3. Domestic Factors: Be it good monsoons, stable economic and inflation outlook, and the recent decision by the RBI to cut the Repo rate, the news has been good all along. There is abundant liquidity in the system, which seems to be only going up.

The economy-friendly policies by the Modi-led government have been adding fuel to the growth engines, the recent being the passage of Goods and Services Tax (GST) bill.

4. Foreign Investments: Foreign Investors have poured in billions of dollars this year, and this is evident in the sharp rise in the markets over the last few months. Since the beginning of the year, BSE Sensex has given over 8% returns. And if you had invested in a handful of strong small or mid-cap companies, you would have easily made more than 20% returns!

If you have never played in the market, this might all seem daunting to you. The best way is to open a Demat account and start investing using the Systematic Investment Plan (SIP) route, where big fund houses would invest on your behalf. Since they have to earn their own livelihood, they won’t disappoint you as well!


Disclosure: These views are of my own. Investments are subject to market risks, so do a bit of homework before you jump in with your hard-earned money! And never invest all of your savings, and that too in just one fund/stock!

Image sourced from here

40 thoughts on “Make hay while the sun shines

  1. Brilliant sir.. but it’s the homework which is more daunting .. to understand the ways.. I have never invested which has been so very wrong of me ..

    And it is so scary to me all of it the numbers etc.. I want spoon feeding..😀😀

    Liked by 1 person

      1. Totally understand. . But as I said scary of the numbers. . I have to work damn hard to get the money. Its not the usual 9 to 5 job easy peasy.

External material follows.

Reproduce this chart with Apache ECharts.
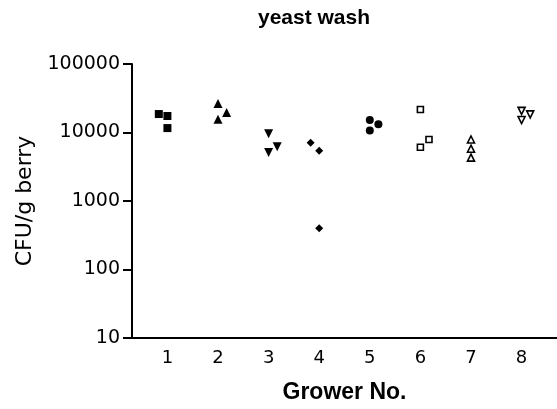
<!DOCTYPE html>
<html>
<head>
<meta charset="utf-8">
<script src="https://cdn.jsdelivr.net/npm/echarts@6/dist/echarts.min.js"></script>
<style>
  html, body { margin: 0; padding: 0; background: #fff; }
  #chart { width: 557px; height: 409px; }
</style>
</head>
<body>
<div id="chart"></div>
<script>
// grower numbers shown on the x axis
const growers = [1, 2, 3, 4, 5, 6, 7, 8]
const yTicks = [10, 100, 1000, 10000, 100000]

// each grower: x positions (slight horizontal offset as in the plot) and CFU/g berry
const g1x = [0.83, 1.0, 1.0], g1y = [18600, 17400, 11600]
const g2x = [2.0, 2.17, 2.0], g2y = [26400, 19600, 15600]
const g3x = [3.0, 3.17, 3.0], g3y = [9600, 6200, 5100]
const g4x = [3.83, 4.0, 4.0], g4y = [7100, 5400, 400]
const g5x = [5.0, 5.17, 5.0], g5y = [15200, 13200, 10700]
const g6x = [6.0, 6.17, 6.0], g6y = [21700, 7900, 6100]
const g7x = [7.0, 7.0, 7.0], g7y = [7900, 5800, 4300]
const g8x = [8.0, 8.17, 8.0], g8y = [20700, 18400, 15200]

const FONT = 'DejaVu Sans, sans-serif'
const FONT_B = 'Liberation Sans, Arial, sans-serif'

function pts(xs, ys) {
  return xs.map((x, i) => [x, ys[i]])
}

function mk(name, xs, ys, symbol, size, open, rotate) {
  return {
    name: name,
    type: 'scatter',
    data: pts(xs, ys),
    symbol: symbol,
    symbolSize: size,
    symbolRotate: rotate || 0,
    itemStyle: open
      ? { color: '#fff', borderColor: '#000', borderWidth: 1.6, opacity: 1 }
      : { color: '#000', opacity: 1 },
  }
}

const chart = echarts.init(document.getElementById('chart'))

chart.setOption({
  animation: false,
  title: {
    text: 'yeast wash',
    left: 309,
    top: 3,
    textAlign: 'center',
    textStyle: { fontFamily: FONT_B, fontSize: 21, fontWeight: 'bold', color: '#000' },
  },
  grid: { left: 132, right: 0, top: 64, bottom: 64 },
  xAxis: {
    type: 'value',
    min: 0.3,
    max: 8.7,
    name: 'Grower No.',
    nameLocation: 'middle',
    nameGap: 43,
    nameTextStyle: { fontFamily: FONT_B, fontSize: 23, fontWeight: 'bold', color: '#000' },
    axisLine: { show: true, lineStyle: { color: '#000', width: 2 } },
    axisTick: { show: false },
    splitLine: { show: false },
    axisLabel: {
      customValues: growers,
      margin: 11,
      fontFamily: FONT,
      fontSize: 18,
      color: '#000',
    },
  },
  yAxis: {
    type: 'log',
    logBase: 10,
    min: 10,
    max: 100000,
    name: 'CFU/g berry',
    nameLocation: 'middle',
    nameGap: 95,
    nameTextStyle: { fontFamily: FONT, fontSize: 22, color: '#000' },
    axisLine: { show: true, lineStyle: { color: '#000', width: 2 } },
    axisTick: {
      show: true,
      length: 9,
      customValues: yTicks,
      lineStyle: { color: '#000', width: 2 },
    },
    splitLine: { show: false },
    axisLabel: {
      customValues: yTicks,
      margin: 12,
      fontFamily: FONT,
      fontSize: 19,
      color: '#000',
      formatter: (v) => String(Math.round(v)),
    },
  },
  series: [
    mk('1', g1x, g1y, 'rect', 8, false),
    mk('2', g2x, g2y, 'triangle', 9, false),
    mk('3', g3x, g3y, 'triangle', 9, false, 180),
    mk('4', g4x, g4y, 'diamond', 8, false),
    mk('5', g5x, g5y, 'circle', 8, false),
    mk('6', g6x, g6y, 'rect', 6, true),
    mk('7', g7x, g7y, 'triangle', 7, true),
    mk('8', g8x, g8y, 'triangle', 7, true, 180),
  ],
})
</script>
</body>
</html>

        Some people like me don’t have the knack.. and that’s when friends help out.

        Liked by 1 person

  2. I like your parting note – not investing all of your savings at once. I think that is wise, because no matter how much research you do before putting your money forwards, the stock market is volatile territory. As the sayings goes, don’t put all of your eggs into one basket. I have never tried my hand at the stock market game, but perhaps some day when I have other secure investments such as properties under my belt to keep me afloat 🙂

    Liked by 1 person

  3. The adage looks attractive Alok but I am a really conservative person when it comes to investment. I prefer not to put all my eggs in one basket. Also you have shown your political affinity in the US presidential race and hope the winner is able to keep up the momentum going!

    Liked by 1 person

  4. I think as long as you invest in good companies or the leading companies in any sector for sustained period without indulging on a basis of insider tips, you are likely to gain. Unfortunately, most investors enter share market with a speculative mindset and that’s where they fail. Choose your company and stay invested. one should always review and re -review the investment. great post!

    Liked by 1 person

  5. Good points. Like you said investing in stock market could be daunting if anyone has never done before, i fall in that category. But deep within, I do have this wish to start doing it someday. Thanks for sharing Alok. It’s really insightful. 🙂

    Liked by 1 person

  6. Wonderful sir, as we say here that investment in FD for a year is good but for 10 years is bad and investment in stocks is bad for a year but good for ten years …. And yes home work before investing in stocks is must must and must.. for that a simple look at its net profit margin(more than 10%) with debt free status, Should give u sound sleeps 🙂
    Wonderful write up sir … Thanks for sharing..
    Wishing you a beautiful day ahead 🙂

    Liked by 1 person

  7. That’s some nice tips Alok. While your prediction on the presidency didn’t come true, what economic impacts do you think Trump’s presidency will have? While I am continuing with my SIPs, I am now wondering how long / how big would the demonetization impact be in terms of affect the GDP growth etc.

    But yes, I have been investing in SIPs for more than 5 years now and I truly agree that only once the Modi govt came to power that the returns have moved into the 20%+ levels when earlier they were just about 10-15%.

    Liked by 1 person

    1. Good to see you back here, buddy.

      Demonization is already having a -ve impact on a few cash-driven sectors…that will stay for another couple of quarters or so. But market is already factoring it out slowly.

      Trump’s impact is more or less gone now. It is more of US Interest Rate scenario that would drive global markets to a major extent. Oil prices is another.

      Considering all these macro factors and domestic policies, i feel this is the right time to buy socks. I don’t expect a major crackdown in prices from hereon…so i am betting on up move soon (starting Feb/March).